One small observation: the 4th photo “the “Chinese Alamo,” during the battle.” It cant have been during the battle as the Japanese flag is flying atop the building.
There is quite a bit of information wrong with this article.
I’m curious to see where Eric Niderost got the information that the IJA 3rd Division was involved. Japanese war monographs, the IJA 3rd Division’s official unit history, and contemporary Japanese military reports all unanimously state the 3rd Division had moved west of the Shanghai -Nanking Railway to the north bank of the Suzhou Creek by October 27, 1937 where they would prepare for their river crossing operation which was carried out on the 31st. They were certainly not at Sihang Warehouse.

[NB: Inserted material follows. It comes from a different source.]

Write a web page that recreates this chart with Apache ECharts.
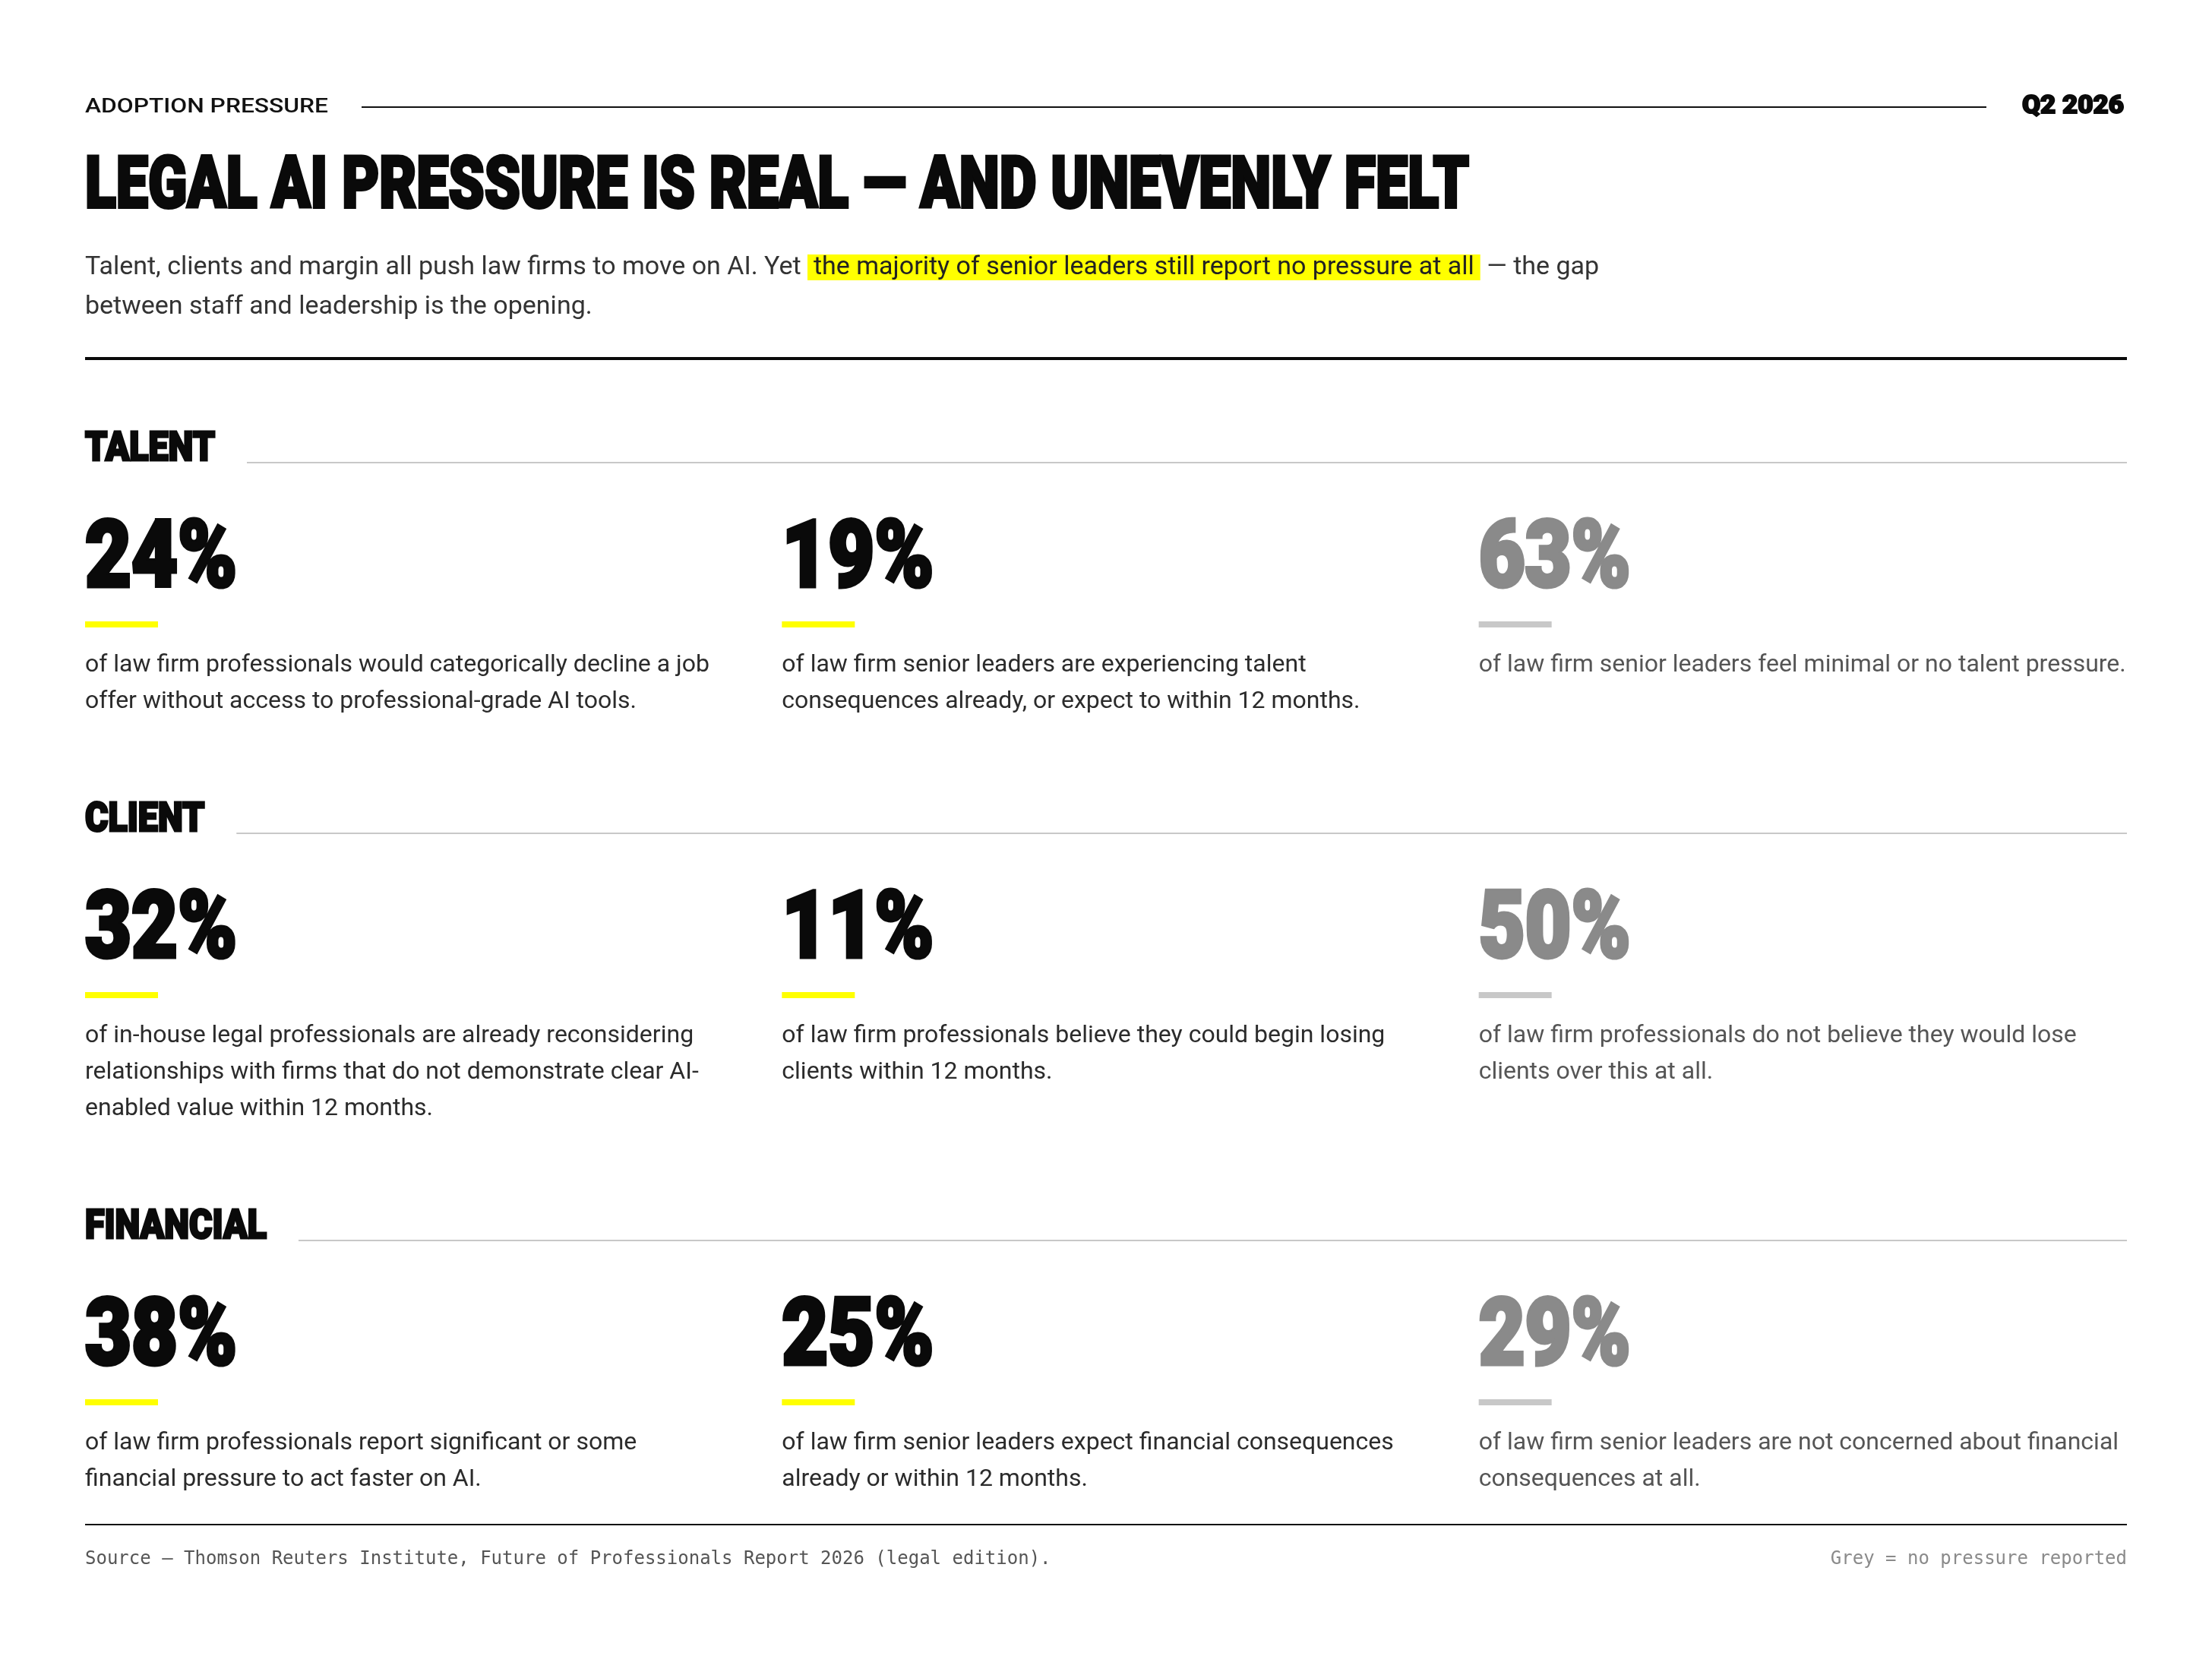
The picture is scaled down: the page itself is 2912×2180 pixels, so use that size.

The actual Japanese force credited with attacking the warehouse was Lieutenant-Commander Haji Kitaro’s 10th Battalion of the Shanghai SNLF along with some additional SNLF companies and artillery as reinforcements.
While movies and some writings describe it as a large battle, it was really more of a skirmish until the early hours of October 31st when after catching wind of the defenders escaping, the Japanese bombarded the warehouse with artillery and stormed it. In total the Japanese suffered only a single fatal casualty.
Perhaps the real Chinese Alamo at Shanghai was the Battle for Dachang that had just concluded when the Defense of Sihang Warehouse began. There the Imperial Japanese Army 3rd Division did actually fight and lost a significant amount of men against in their effort to drive out the Chinese defenders.